In Ukraine, unemployment has increased, and wages have decreased. Will these trends continue until the end of the war?
— Approximately 40 percent of citizens lost their jobs or faced a significant deterioration in working conditions. About the same number of people do not receive wages. Payments were either not recalculated following inflation, or were reduced for various reasons. Next year, 20 percent of Ukrainians will maintain their pre-war level of income. Accordingly, the level of poverty will increase. Official indicators will differ from real ones. The latter will make up more than 50 percent. After the war, we will have a demographic crisis. About 30 million people remain in Ukraine, of which 10 million are pensioners. Ukraine will need a program of repatriation of citizens, similar to the one in Israel. It is necessary to create conditions so that it is easier for Ukrainians to do business or take a loan at home than abroad. Ukrainians should create jobs at home, not in Poland or the Czech Republic. Then, in 5-10 years, it will be possible to return to the pre-war demographic level. If we don't introduce a repatriation program, we will reach a demographic bottom between 2040 and 2050.
What challenges await the country next year?

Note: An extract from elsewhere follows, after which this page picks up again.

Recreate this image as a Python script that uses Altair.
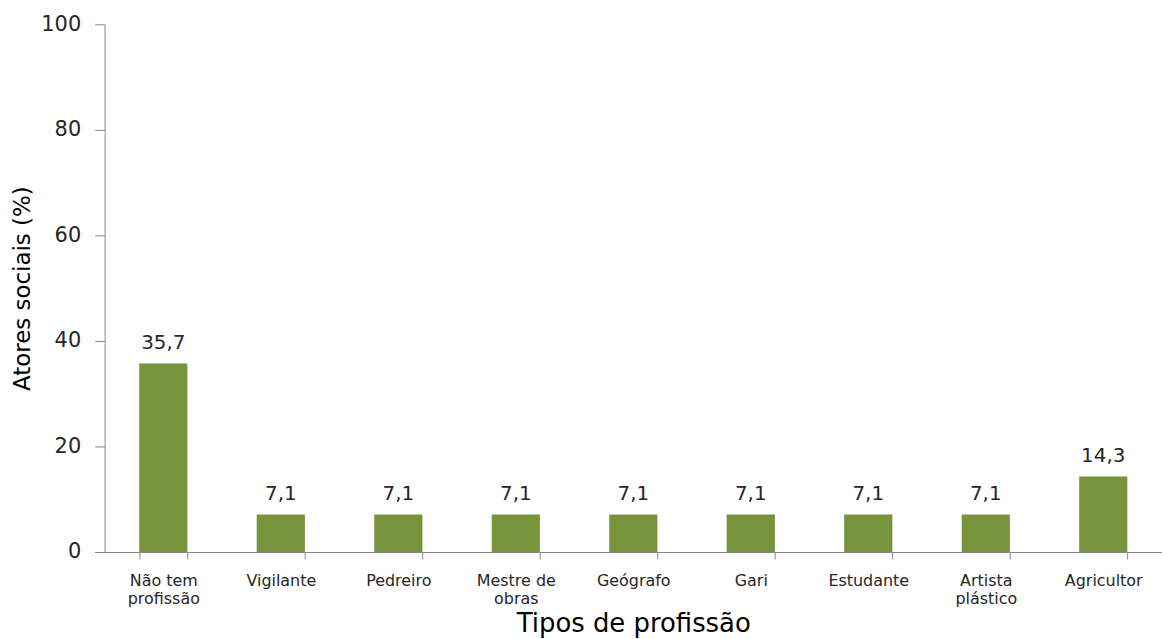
import altair as alt
import pandas as pd

categories = ["Não tem|profissão", "Vigilante", "Pedreiro", "Mestre de|obras",
              "Geógrafo", "Gari", "Estudante", "Artista|plástico", "Agricultor"]
values = [35.7, 7.1, 7.1, 7.1, 7.1, 7.1, 7.1, 7.1, 14.3]
y_ticks = [0, 20, 40, 60, 80, 100]

df = pd.DataFrame({"cat": categories, "v": values})

FONT = "DejaVu Sans"
AXIS_COLOR = "#868686"
TEXT_COLOR = "#262626"

x_enc = alt.X(
    "cat:N",
    sort=categories,
    scale=alt.Scale(paddingInner=0.59, paddingOuter=0.295),
    axis=alt.Axis(
        title="Tipos de profissão",
        labelExpr="split(datum.label, '|')",
        labelAngle=0,
        labelFont=FONT,
        labelFontSize=16,
        labelColor=TEXT_COLOR,
        labelLineHeight=18,
        labelPadding=14,
        labelBaseline="top",
        tickBand="extent",
        tickSize=7,
        tickColor=AXIS_COLOR,
        domainColor=AXIS_COLOR,
        titleFont=FONT,
        titleFontSize=26,
        titleFontWeight="normal",
        titleColor="#000000",
        titlePadding=4,
        grid=False,
    ),
)

y_enc = alt.Y(
    "v:Q",
    scale=alt.Scale(domain=[0, 100]),
    axis=alt.Axis(
        title="Atores sociais (%)",
        values=y_ticks,
        labelFont=FONT,
        labelFontSize=21,
        labelColor=TEXT_COLOR,
        labelPadding=14,
        tickSize=10,
        tickColor=AXIS_COLOR,
        domainColor=AXIS_COLOR,
        titleFont=FONT,
        titleFontSize=23,
        titleFontWeight="normal",
        titleColor="#000000",
        titlePadding=6,
        grid=False,
    ),
)

base = alt.Chart(df).encode(x=x_enc, y=y_enc)

bars = base.mark_bar(color="#77933C")

labels = base.transform_calculate(
    lbl="replace(format(datum.v, '.1f'), '.', ',')"
).mark_text(
    baseline="bottom", dy=-11, font=FONT, fontSize=20, color=TEXT_COLOR
).encode(text="lbl:N")

chart = (bars + labels).properties(
    width=1062,
    height=530,
    background="white",
    view=alt.ViewBackground(strokeWidth=0, strokeOpacity=0),
    autosize=alt.AutoSizeParams(type="none"),
    padding={"left": 97, "top": 15, "right": 0, "bottom": 86},
).configure_view(strokeWidth=0, strokeOpacity=0).configure_axis(grid=False)

chart.save("out.html", embed_options={"renderer": "svg", "actions": False})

— It is necessary to prepare for a difficult post-war recovery. Do not expect that our problems will be solved by the Western allies. They will give money to restore critical infrastructure so that Ukrainians do not go to Europe as refugees. A key to the country's recovery will be a successful economic model. War is a period for rethinking. We need to create a new economy. It will take five to 15 years of hard work. But with the constant improvement of life.